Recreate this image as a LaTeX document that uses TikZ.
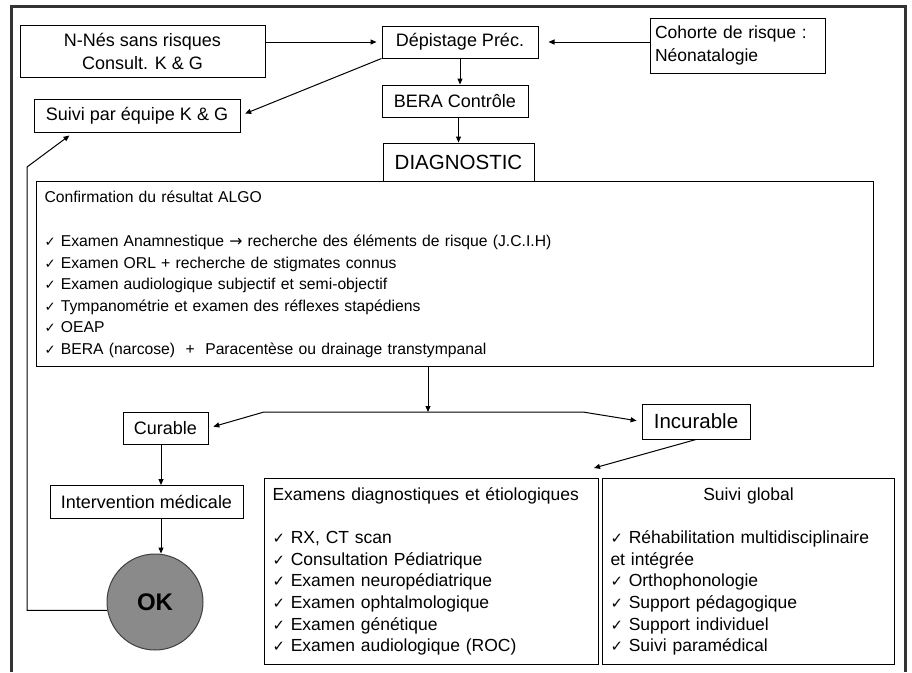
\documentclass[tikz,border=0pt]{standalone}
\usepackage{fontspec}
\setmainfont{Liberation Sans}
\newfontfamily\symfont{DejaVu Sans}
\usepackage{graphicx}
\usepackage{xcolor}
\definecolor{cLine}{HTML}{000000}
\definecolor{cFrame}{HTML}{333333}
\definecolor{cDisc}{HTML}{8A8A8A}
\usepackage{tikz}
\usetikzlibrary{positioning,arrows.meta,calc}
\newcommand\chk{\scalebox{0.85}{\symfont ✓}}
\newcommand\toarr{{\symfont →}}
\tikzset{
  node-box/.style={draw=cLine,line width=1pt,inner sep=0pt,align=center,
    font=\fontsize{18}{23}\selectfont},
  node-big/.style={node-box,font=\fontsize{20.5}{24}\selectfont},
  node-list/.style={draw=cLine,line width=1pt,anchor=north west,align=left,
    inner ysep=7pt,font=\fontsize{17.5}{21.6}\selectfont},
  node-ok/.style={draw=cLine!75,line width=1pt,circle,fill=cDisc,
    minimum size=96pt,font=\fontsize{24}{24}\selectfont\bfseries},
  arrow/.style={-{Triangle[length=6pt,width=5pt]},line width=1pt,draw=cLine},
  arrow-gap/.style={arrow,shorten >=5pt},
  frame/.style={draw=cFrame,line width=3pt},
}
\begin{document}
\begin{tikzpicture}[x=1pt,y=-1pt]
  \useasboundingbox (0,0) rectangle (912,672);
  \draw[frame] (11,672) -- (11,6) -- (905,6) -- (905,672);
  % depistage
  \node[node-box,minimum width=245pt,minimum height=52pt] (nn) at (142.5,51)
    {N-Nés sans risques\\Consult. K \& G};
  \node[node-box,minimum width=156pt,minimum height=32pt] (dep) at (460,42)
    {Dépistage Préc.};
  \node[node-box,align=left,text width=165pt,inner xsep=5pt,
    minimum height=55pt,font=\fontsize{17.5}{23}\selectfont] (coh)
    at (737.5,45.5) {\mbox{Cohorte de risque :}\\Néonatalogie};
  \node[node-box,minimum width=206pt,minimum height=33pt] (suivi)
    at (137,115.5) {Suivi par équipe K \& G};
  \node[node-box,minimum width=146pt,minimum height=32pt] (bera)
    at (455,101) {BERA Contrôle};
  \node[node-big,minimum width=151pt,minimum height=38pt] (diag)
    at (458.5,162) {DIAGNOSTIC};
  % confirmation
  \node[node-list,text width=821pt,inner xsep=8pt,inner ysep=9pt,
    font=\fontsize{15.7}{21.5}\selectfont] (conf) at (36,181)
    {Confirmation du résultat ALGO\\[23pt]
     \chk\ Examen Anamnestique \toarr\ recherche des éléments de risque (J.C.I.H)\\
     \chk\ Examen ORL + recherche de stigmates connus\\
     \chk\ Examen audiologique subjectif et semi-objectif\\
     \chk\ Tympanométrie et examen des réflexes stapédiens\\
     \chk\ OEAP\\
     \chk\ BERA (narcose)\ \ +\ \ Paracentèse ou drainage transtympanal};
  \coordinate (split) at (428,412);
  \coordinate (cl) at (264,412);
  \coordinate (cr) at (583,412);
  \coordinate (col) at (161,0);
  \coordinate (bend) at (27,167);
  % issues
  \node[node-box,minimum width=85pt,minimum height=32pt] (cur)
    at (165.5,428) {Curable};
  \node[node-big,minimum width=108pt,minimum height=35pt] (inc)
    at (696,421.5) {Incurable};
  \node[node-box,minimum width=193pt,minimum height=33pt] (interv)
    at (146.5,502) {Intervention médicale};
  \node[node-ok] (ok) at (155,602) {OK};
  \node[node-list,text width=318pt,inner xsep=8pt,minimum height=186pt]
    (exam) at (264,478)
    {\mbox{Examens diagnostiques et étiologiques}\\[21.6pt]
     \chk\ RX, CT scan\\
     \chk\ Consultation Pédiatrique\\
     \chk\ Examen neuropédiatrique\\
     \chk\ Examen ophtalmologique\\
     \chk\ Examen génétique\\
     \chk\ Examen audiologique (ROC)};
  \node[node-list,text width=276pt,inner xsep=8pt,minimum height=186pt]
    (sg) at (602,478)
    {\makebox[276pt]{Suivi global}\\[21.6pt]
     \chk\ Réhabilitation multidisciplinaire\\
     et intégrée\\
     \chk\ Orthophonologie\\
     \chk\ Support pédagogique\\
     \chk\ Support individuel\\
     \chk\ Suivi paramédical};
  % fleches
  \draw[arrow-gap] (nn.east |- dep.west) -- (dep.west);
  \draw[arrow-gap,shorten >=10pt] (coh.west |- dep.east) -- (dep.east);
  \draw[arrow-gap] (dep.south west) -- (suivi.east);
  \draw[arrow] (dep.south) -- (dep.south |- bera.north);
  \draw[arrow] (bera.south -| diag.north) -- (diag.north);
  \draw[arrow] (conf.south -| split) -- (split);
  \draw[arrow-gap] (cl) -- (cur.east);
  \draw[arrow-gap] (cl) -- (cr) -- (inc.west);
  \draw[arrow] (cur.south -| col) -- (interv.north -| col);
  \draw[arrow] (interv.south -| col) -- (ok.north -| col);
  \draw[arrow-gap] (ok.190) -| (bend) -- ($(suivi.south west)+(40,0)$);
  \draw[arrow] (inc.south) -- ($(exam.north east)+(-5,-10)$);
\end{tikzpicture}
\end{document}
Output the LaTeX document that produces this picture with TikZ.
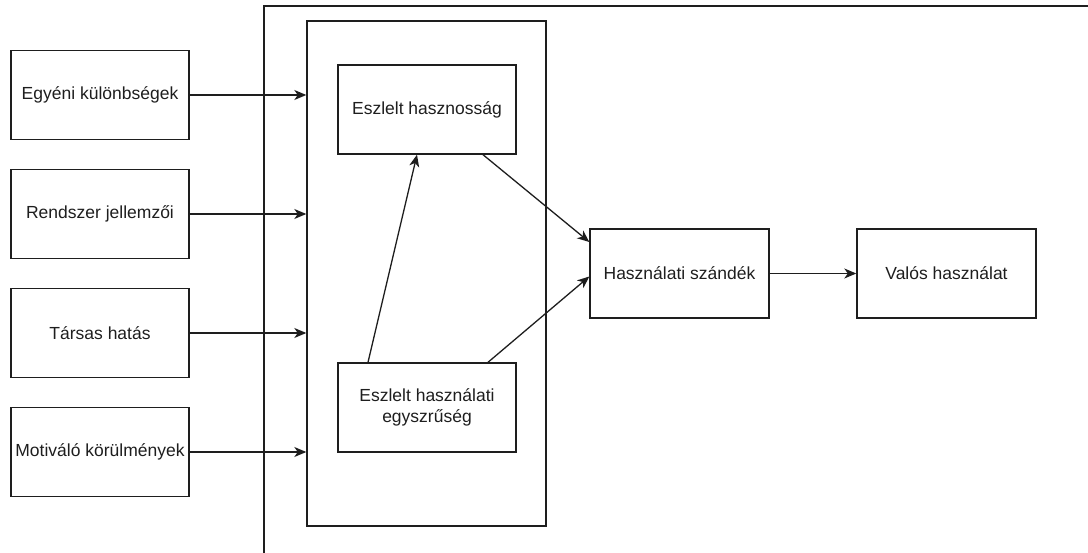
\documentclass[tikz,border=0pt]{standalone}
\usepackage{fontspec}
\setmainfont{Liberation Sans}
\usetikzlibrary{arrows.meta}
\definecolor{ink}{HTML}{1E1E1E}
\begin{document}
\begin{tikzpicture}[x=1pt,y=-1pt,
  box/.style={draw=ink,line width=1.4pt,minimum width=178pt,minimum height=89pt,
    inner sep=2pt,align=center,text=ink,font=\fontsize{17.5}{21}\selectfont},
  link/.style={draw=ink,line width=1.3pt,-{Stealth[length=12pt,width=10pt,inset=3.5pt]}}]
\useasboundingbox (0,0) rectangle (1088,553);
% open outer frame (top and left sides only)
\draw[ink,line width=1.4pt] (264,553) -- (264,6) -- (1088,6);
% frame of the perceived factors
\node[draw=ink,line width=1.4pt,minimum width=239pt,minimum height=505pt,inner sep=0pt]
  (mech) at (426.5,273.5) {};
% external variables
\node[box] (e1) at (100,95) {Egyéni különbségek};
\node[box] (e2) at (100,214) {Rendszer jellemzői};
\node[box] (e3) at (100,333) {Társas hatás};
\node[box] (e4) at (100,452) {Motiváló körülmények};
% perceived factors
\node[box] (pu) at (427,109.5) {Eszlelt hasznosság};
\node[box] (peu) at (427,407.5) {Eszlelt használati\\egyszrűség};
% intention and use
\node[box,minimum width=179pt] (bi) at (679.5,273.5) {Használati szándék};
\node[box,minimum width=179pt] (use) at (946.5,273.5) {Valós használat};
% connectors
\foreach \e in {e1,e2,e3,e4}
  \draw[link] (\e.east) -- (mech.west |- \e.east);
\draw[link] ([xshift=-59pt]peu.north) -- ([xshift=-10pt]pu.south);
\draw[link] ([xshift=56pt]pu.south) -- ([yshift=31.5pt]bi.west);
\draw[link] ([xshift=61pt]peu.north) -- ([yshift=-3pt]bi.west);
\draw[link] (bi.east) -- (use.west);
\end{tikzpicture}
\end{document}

· · · · · · ·

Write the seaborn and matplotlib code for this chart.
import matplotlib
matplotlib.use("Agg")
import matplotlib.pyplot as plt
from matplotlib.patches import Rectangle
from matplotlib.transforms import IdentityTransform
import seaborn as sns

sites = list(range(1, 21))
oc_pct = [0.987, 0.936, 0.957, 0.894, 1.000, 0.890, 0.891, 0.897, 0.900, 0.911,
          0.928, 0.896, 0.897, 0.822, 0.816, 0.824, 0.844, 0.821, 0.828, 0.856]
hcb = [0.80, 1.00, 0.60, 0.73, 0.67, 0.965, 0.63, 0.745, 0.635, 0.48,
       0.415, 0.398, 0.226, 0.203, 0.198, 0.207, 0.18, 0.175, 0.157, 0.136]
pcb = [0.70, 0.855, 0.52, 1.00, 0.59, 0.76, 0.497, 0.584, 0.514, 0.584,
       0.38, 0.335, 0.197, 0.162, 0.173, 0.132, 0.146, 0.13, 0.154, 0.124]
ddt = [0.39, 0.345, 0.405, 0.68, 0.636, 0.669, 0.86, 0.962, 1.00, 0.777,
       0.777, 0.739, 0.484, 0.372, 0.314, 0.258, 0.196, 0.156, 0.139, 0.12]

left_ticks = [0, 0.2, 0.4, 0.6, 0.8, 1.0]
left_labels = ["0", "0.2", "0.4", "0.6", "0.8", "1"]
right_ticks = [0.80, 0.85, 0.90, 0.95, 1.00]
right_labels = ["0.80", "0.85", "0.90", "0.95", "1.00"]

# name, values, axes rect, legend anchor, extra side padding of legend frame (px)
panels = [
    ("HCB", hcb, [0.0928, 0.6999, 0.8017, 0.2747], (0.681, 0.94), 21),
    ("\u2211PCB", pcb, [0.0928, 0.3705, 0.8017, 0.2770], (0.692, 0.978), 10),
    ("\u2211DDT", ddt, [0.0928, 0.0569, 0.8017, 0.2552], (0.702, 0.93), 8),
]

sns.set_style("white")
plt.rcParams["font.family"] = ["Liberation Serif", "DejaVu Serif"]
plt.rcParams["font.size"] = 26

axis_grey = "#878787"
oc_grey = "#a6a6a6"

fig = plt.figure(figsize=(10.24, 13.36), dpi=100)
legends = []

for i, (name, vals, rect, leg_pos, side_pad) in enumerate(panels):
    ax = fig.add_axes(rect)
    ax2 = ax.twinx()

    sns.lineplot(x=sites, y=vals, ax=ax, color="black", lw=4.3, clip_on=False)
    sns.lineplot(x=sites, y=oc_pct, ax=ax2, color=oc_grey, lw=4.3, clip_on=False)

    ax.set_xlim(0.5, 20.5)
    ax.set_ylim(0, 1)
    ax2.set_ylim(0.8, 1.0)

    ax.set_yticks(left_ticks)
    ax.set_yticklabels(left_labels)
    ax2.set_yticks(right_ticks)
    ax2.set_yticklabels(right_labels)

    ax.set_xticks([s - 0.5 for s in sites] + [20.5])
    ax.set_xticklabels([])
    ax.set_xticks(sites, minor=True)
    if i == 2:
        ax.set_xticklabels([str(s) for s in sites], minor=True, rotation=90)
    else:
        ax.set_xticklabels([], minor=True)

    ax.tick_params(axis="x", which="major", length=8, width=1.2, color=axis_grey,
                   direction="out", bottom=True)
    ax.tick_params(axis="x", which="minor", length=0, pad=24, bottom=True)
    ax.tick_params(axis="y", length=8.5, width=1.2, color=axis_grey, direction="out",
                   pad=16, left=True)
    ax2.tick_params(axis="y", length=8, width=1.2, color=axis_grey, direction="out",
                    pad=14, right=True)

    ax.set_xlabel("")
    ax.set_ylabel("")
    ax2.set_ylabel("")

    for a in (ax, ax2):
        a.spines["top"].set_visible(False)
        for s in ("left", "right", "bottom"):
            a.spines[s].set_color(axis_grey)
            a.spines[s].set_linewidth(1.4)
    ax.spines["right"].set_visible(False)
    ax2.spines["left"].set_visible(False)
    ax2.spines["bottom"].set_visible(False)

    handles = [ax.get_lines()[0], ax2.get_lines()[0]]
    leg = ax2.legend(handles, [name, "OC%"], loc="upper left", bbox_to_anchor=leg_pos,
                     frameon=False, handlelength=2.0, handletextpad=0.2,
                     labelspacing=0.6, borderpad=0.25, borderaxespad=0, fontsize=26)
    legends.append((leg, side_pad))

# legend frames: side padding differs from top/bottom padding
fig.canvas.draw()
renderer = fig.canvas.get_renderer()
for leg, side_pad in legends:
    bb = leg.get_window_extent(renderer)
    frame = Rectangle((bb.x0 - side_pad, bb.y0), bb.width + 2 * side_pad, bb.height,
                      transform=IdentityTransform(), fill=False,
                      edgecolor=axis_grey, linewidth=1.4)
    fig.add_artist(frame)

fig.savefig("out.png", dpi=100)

· · · · · · ·

- **WORK TO BE COMPLETED**
Show all lines from the records above where the word "that" occurs.

- **OUTPUT FOR THIS EXERCISE**
Recreate this image as a LaTeX document that uses TikZ.
Output the LaTeX document that produces this picture with TikZ.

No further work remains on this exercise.